[Start Available data]

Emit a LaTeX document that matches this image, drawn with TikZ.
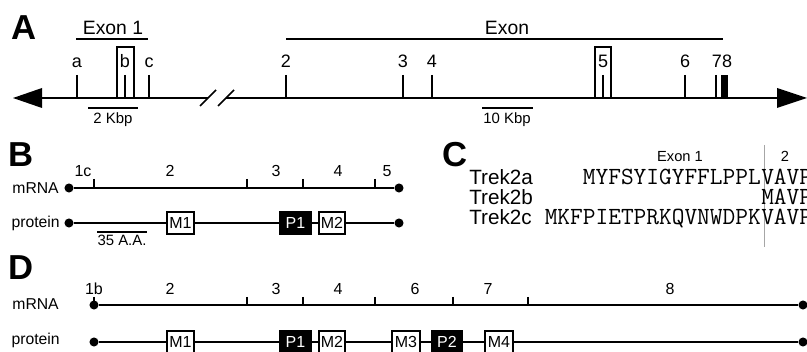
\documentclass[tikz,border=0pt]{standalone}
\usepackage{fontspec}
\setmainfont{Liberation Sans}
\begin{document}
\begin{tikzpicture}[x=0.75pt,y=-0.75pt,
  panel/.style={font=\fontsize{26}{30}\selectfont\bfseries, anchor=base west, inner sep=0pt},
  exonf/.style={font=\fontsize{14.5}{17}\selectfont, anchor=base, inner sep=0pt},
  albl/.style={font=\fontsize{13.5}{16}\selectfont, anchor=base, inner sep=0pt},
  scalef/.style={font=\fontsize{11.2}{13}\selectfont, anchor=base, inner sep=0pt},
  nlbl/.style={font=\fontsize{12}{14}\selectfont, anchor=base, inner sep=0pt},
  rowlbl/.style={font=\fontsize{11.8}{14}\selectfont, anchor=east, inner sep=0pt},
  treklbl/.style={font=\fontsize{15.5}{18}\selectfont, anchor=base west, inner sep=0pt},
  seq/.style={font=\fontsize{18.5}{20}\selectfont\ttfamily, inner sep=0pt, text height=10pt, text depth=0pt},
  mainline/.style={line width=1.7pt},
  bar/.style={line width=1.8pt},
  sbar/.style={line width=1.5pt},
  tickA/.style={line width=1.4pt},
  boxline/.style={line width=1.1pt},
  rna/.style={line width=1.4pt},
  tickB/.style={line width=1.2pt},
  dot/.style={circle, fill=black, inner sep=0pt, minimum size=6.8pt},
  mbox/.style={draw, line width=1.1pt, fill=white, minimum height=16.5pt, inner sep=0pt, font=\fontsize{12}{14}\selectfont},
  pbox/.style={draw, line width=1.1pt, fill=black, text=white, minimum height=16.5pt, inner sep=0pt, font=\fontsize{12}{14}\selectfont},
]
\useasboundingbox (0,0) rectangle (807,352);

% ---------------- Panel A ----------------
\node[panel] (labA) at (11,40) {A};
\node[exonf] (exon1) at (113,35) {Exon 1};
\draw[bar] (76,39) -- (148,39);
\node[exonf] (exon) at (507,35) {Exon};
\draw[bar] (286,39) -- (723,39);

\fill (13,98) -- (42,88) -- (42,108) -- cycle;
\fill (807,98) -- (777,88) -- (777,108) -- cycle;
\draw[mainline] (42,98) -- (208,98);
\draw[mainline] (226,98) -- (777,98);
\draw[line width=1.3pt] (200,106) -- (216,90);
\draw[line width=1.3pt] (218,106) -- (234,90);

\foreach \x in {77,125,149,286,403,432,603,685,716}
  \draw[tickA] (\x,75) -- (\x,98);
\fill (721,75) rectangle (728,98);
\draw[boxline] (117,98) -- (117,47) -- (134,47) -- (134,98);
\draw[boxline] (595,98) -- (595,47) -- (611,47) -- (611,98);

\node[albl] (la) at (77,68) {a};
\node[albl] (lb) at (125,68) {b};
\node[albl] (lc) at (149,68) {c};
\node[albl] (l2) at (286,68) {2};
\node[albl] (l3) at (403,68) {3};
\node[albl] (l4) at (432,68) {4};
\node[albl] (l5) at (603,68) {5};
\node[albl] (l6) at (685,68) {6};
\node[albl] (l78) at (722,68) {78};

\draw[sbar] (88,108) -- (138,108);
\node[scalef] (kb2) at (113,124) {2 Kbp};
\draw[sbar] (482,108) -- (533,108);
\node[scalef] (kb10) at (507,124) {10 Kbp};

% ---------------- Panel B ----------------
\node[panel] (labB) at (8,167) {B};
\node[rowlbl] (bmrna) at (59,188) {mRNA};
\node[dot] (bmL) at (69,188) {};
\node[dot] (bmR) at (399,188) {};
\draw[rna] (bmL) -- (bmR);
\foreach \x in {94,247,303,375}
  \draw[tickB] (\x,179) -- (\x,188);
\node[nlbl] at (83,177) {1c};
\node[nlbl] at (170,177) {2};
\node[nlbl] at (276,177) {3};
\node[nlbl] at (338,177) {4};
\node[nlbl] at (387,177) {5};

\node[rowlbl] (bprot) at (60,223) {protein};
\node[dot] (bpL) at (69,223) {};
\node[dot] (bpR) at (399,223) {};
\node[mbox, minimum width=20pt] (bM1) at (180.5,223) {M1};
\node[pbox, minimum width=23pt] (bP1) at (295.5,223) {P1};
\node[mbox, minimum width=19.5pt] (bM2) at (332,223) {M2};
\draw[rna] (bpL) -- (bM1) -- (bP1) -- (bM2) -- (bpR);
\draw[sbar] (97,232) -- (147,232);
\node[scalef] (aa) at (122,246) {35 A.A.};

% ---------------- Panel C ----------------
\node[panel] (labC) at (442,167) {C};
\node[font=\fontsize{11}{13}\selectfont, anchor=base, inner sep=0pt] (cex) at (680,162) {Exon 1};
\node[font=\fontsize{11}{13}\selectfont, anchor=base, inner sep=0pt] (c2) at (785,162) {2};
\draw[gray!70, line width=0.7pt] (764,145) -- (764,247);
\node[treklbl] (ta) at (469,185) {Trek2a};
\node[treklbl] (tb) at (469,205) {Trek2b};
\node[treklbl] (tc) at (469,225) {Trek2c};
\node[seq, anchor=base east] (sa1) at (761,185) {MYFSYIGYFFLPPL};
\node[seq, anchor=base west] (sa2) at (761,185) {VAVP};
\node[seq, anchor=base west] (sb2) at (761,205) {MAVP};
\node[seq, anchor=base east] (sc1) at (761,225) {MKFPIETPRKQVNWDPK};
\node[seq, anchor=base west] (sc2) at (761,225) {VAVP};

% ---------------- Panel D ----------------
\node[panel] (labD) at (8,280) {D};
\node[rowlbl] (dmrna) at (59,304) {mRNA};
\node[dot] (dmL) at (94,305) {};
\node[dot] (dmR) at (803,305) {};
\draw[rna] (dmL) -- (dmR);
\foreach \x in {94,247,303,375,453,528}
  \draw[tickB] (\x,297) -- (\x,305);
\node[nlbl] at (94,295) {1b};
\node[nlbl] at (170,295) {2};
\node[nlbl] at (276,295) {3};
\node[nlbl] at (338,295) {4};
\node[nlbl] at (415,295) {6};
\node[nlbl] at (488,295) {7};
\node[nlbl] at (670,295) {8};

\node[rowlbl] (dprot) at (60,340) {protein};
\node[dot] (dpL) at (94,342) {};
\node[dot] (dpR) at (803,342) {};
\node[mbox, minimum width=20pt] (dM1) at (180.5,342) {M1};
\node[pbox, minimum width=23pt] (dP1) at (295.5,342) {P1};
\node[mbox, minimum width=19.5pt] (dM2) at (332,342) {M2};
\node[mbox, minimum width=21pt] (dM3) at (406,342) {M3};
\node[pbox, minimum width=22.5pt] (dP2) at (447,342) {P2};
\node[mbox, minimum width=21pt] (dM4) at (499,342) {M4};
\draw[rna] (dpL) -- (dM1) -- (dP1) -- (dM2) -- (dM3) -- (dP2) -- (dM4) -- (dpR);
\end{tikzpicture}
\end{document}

[End Available data]

→ Work to be completed
Only the lines from the top of the data through the line with "(286,39) -- (723,39);" should be quoted, exactly and with both ends kept; skip the pictures.

→ Correct response
Emit a LaTeX document that matches this image, drawn with TikZ.
\documentclass[tikz,border=0pt]{standalone}
\usepackage{fontspec}
\setmainfont{Liberation Sans}
\begin{document}
\begin{tikzpicture}[x=0.75pt,y=-0.75pt,
  panel/.style={font=\fontsize{26}{30}\selectfont\bfseries, anchor=base west, inner sep=0pt},
  exonf/.style={font=\fontsize{14.5}{17}\selectfont, anchor=base, inner sep=0pt},
  albl/.style={font=\fontsize{13.5}{16}\selectfont, anchor=base, inner sep=0pt},
  scalef/.style={font=\fontsize{11.2}{13}\selectfont, anchor=base, inner sep=0pt},
  nlbl/.style={font=\fontsize{12}{14}\selectfont, anchor=base, inner sep=0pt},
  rowlbl/.style={font=\fontsize{11.8}{14}\selectfont, anchor=east, inner sep=0pt},
  treklbl/.style={font=\fontsize{15.5}{18}\selectfont, anchor=base west, inner sep=0pt},
  seq/.style={font=\fontsize{18.5}{20}\selectfont\ttfamily, inner sep=0pt, text height=10pt, text depth=0pt},
  mainline/.style={line width=1.7pt},
  bar/.style={line width=1.8pt},
  sbar/.style={line width=1.5pt},
  tickA/.style={line width=1.4pt},
  boxline/.style={line width=1.1pt},
  rna/.style={line width=1.4pt},
  tickB/.style={line width=1.2pt},
  dot/.style={circle, fill=black, inner sep=0pt, minimum size=6.8pt},
  mbox/.style={draw, line width=1.1pt, fill=white, minimum height=16.5pt, inner sep=0pt, font=\fontsize{12}{14}\selectfont},
  pbox/.style={draw, line width=1.1pt, fill=black, text=white, minimum height=16.5pt, inner sep=0pt, font=\fontsize{12}{14}\selectfont},
]
\useasboundingbox (0,0) rectangle (807,352);

% ---------------- Panel A ----------------
\node[panel] (labA) at (11,40) {A};
\node[exonf] (exon1) at (113,35) {Exon 1};
\draw[bar] (76,39) -- (148,39);
\node[exonf] (exon) at (507,35) {Exon};
\draw[bar] (286,39) -- (723,39);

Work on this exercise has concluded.